Religious institutions and social clubs have helped generations of Arab Americans thrive and maintain their culture in Jacksonville. Early pioneers attended local churches, and some started their own. Today, a variety of Catholic, Orthodox, and Protestant churches serve the community, as do seven mosques, including the large Islamic Center of Northeast Florida. Social organizations like the Salaam Club, founded in 1912 as the Syrian American Club, and the Ramallah Club, established by Palestinians in 1953, have provided organized community support for decades.

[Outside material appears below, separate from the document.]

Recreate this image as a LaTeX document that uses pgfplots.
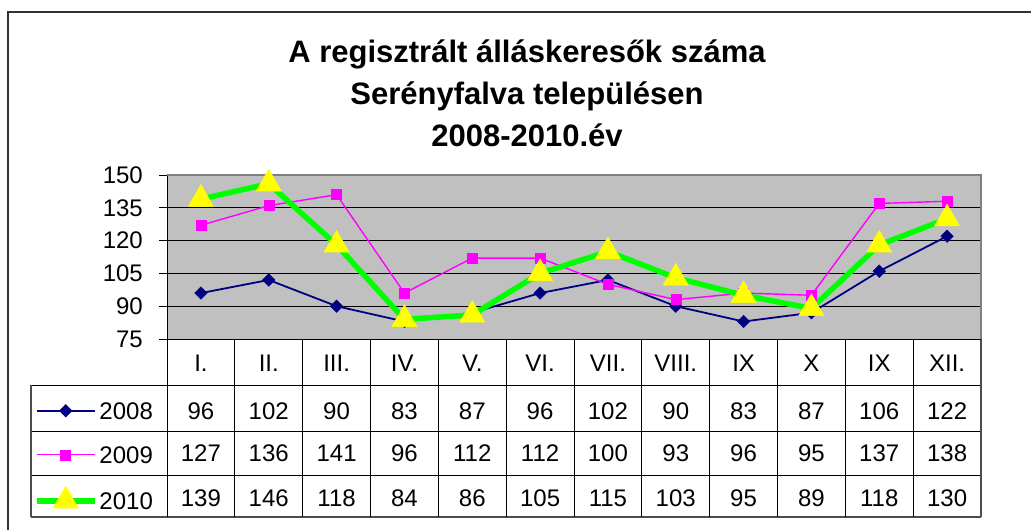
\documentclass[border=0pt]{standalone}
\usepackage{pgfplots}
\pgfplotsset{compat=1.18}
\usepackage{fontspec}
\setmainfont{Liberation Sans}
\definecolor{navyc}{HTML}{000080}
\definecolor{magc}{HTML}{FF00FF}
\definecolor{grnc}{HTML}{00FF00}
\definecolor{yelc}{HTML}{FFFF00}
\definecolor{bgc}{HTML}{C0C0C0}
\definecolor{brd}{HTML}{808080}
\begin{document}
\begin{tikzpicture}[x=1pt,y=1pt]
\useasboundingbox (0,0) rectangle (1031,530);
\clip (0,0) rectangle (1031,530);
\fill[white] (0,0) rectangle (1031,530);
\draw[line width=1.5pt, black!80] (8,-20) -- (8,518) -- (1050,518);
\node[font=\fontsize{31}{42}\selectfont\bfseries, align=center, anchor=base, inner sep=0pt] at (527,383)
  {A regisztrált álláskeresők száma\\Serényfalva településen\\2008-2010.év};
% data table grid
\draw[black, line width=0.9pt] (31,145) -- (981,145);
\draw[black, line width=0.9pt] (32,99) -- (981,99);
\draw[black, line width=0.9pt] (32,54.5) -- (981,54.5);
\draw[brd!60!black, line width=1.2pt] (31,13) -- (981,13);
\draw[brd!60!black, line width=1.2pt] (31,145) -- (31,13);
\foreach \k in {0,...,11}
  \draw[black, line width=0.9pt] ({167+67.833*\k},191) -- ({167+67.833*\k},13);
\draw[brd!60!black, line width=1.2pt] (981,191) -- (981,13);
\foreach \lab [count=\i from 0] in {I.,II.,III.,IV.,V.,VI.,VII.,VIII.,IX,X,IX,XII.}
  \node[anchor=base, inner sep=0pt, font=\fontsize{24}{28}\selectfont] at ({200.92+67.833*\i},158) {\lab};
\foreach \v [count=\i from 0] in {96,102,90,83,87,96,102,90,83,87,106,122}
  \node[anchor=base, inner sep=0pt, font=\fontsize{24}{28}\selectfont] at ({200.92+67.833*\i},110.7) {\v};
\foreach \v [count=\i from 0] in {127,136,141,96,112,112,100,93,96,95,137,138}
  \node[anchor=base, inner sep=0pt, font=\fontsize{24}{28}\selectfont] at ({200.92+67.833*\i},68.3) {\v};
\foreach \v [count=\i from 0] in {139,146,118,84,86,105,115,103,95,89,118,130}
  \node[anchor=base, inner sep=0pt, font=\fontsize{24}{28}\selectfont] at ({200.92+67.833*\i},23.3) {\v};
\begin{axis}[
  at={(167pt,191pt)}, anchor=south west,
  width=814pt, height=164pt, scale only axis,
  xmin=-0.5, xmax=11.5, ymin=75, ymax=150,
  axis background/.style={fill=bgc},
  axis lines*=left,
  axis line style={black, line width=0.9pt},
  xtick=\empty,
  ytick={75,90,105,120,135,150},
  ymajorgrids,
  grid style={black, line width=0.9pt},
  tick align=outside, major tick length=8pt,
  ytick style={black, line width=0.9pt},
  yticklabel style={font=\fontsize{24}{28}\selectfont, anchor=east, inner sep=0pt, xshift=-16pt},
  /pgf/number format/assume math mode=true,
  clip=false,
  legend style={draw=none, fill=none, at={(axis cs:-2.461,47.9)}, anchor=north west,
    inner sep=0pt, outer sep=0pt, row sep=19pt, column sep=2pt,
    font=\fontsize{24}{28}\selectfont,
    nodes={inner sep=0pt, text height=21pt, text depth=4pt}},
  legend cell align=left,
  legend image code/.code={\draw[mark repeat=2,mark phase=2,#1] plot coordinates {(0pt,0pt) (29pt,0pt) (58pt,0pt)};},
]
\draw[brd, line width=1.2pt] (axis cs:-0.5,150) -- (axis cs:11.5,150) -- (axis cs:11.5,75);
\addplot[navyc, line width=1.8pt, mark=square*, mark size=4.4pt, mark options={rotate=45, fill=navyc, draw=navyc, line width=0.5pt}]
  coordinates {(0,96) (1,102) (2,90) (3,83) (4,87) (5,96) (6,102) (7,90) (8,83) (9,87) (10,106) (11,122)};
\addlegendentry{2008}
\addplot[magc, line width=1.4pt, mark=square*, mark size=5pt, mark options={fill=magc, draw=magc, line width=0.5pt}]
  coordinates {(0,127) (1,136) (2,141) (3,96) (4,112) (5,112) (6,100) (7,93) (8,96) (9,95) (10,137) (11,138)};
\addlegendentry{2009}
\addplot[grnc, line width=5.5pt, mark=triangle*, mark size=14.5pt, mark options={fill=yelc, draw=yelc, line width=0.5pt}]
  coordinates {(0,139) (1,146) (2,118) (3,84) (4,86) (5,105) (6,115) (7,103) (8,95) (9,89) (10,118) (11,130)};
\addlegendentry{2010}
\end{axis}
\end{tikzpicture}
\end{document}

Faces of Jacksonville’s Arab American Community

Jacksonville’s Syrian and Arab Americans have fostered a culture that values community, personal success and public service. Their impact on Jacksonville has been enormous, if sometimes overlooked.

Virginia Atter Keys
Courtesy of news4jax.com

Lebanese American singer and media pioneer Virginia Atter Keys helped introduced Jacksonville to television. Beginning in 1949, when few families owned sets, Keys hosted TV and radio programs for over 40 years, often alongside co-host Dick Stratton.

Tommy Hazouri

Today, Jacksonville’s most recognizable Arab American is undoubtedly Tommy Hazouri, Mayor from 1987-1991. Growing up above his Lebanese family’s Liberty Street grocery, Hazouri has been a prolific public servant for over 40 years. He currently sits on the City Council after winning a landslide victory in 2015, and has also been a State Representative and a School Board Representative.

Sam Mousa

Palestinian American Sam Mousa is currently Jacksonville’s Chief Administrative Officer under Mayor Lenny Curry. Mousa has served in various capacities under five mayors, gaining a reputation as a hard-driving defender of the public trust. Others prominent in public service include Angela Corey, the first woman elected State Attorney in Jacksonville, and Rick Mullaney, a son of Syrian and Irish parents who served under the State Attorney and three mayors, and currently heads Jacksonville University’s Public Policy Institute. In the fields of business, law, and medicine, locally familiar names like Bateh, Bajalia, Farah, Sleiman, Salem, Solomon, Isaac, Demetree and Rukab all have Arab roots.

Cultural Contributions

A camel rider from Jacksonville chain The Sheik

Perhaps the Arab community’s most conspicuous contribution has been the city’s ubiquitous Middle Eastern restaurants, delis, sandwich shops, and bars found in nearly every neighborhood.

These restaurants have given Jacksonville its most distinctive food product, the camel rider. Also called the desert rider or simply rider, it was created here in the 1960s. A quick, flavorful lunchtime dish for working people, a traditional rider consists of ham, salami, bologna and sandwich fixings stuffed into a pita, and comes with a side of tabbouleh and a cherry limeade. Today over 50 local restaurants serve riders, and they’ve spread to a few other cities.

Syrians and other Arab Americans have contributed much to Jacksonville, and the city has benefited immensely by creating a welcoming environment for them. This is a tradition worth preserving: a Jacksonville without riders would be no Jacksonville at all.